Unusual low-temperature behavior in the half-filled band of the one-dimensional extended Hubbard model in atomic limit

TL;DR

This paper investigates the low-temperature anomalous behavior in the half-filled band of a one-dimensional extended Hubbard model in the atomic limit, revealing pseudo-transition features that mimic phase transitions without actual finite-temperature phase change.

Contribution

The study provides a rigorous analysis of the low-temperature behavior of the extended Hubbard model, identifying and characterizing pseudo-transitions and anomalous phenomena in the half-filled band.

Findings

Identification of pseudo-transition between AP and PM phases

Anomalous behavior mimicking first- and second-order transitions

No true finite-temperature phase transition occurs

Abstract

Recently, a kind of finite-temperature pseudo-transition was observed in several quasi-one-dimensional models.
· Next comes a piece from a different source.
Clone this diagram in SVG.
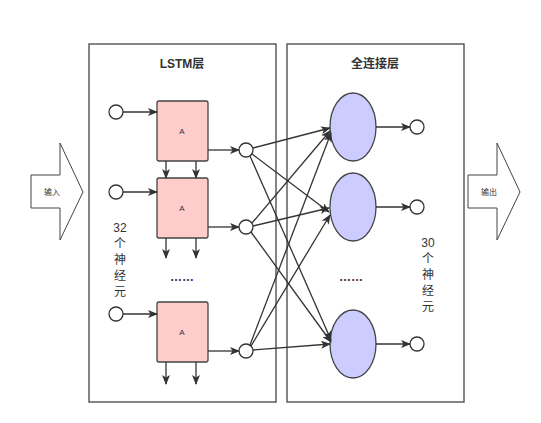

In this work, we consider a genuine one-dimensional extended Hubbard model in the atomic limit, influenced by an external magnetic field and with the arbitrary number of particles controlled by the chemical potential. The one-dimensional extended Hubbard model in the atomic limit was initially studied in the seventies and has been investigated over the past decades, but it still surprises us today with its fascinating properties. We rigorously analyze its low-temperature behavior using the transfer matrix technique and provide accurate numerical results. Our analysis confirms that there is an anomalous behavior in the half-filled band, specifically occurring between the alternating pair (AP) and paramagnetic (PM) phases at zero temperature. Previous investigations did not deeply identify this anomalous behavior, maybe due to the numerical simplicity of the model, but from analytical point of view this is not so easy to manipulate algebraically because one needs to solve an algebraic cubic equation. In this study, we explore this behavior and clearly distinguish the pseudo-transition, which could easily be mistaken with a real phase transition. This anomalous behavior mimics features of both first- and second-order phase transitions. However, due to its nature, we cannot expect a finite-temperature phase transition in this model.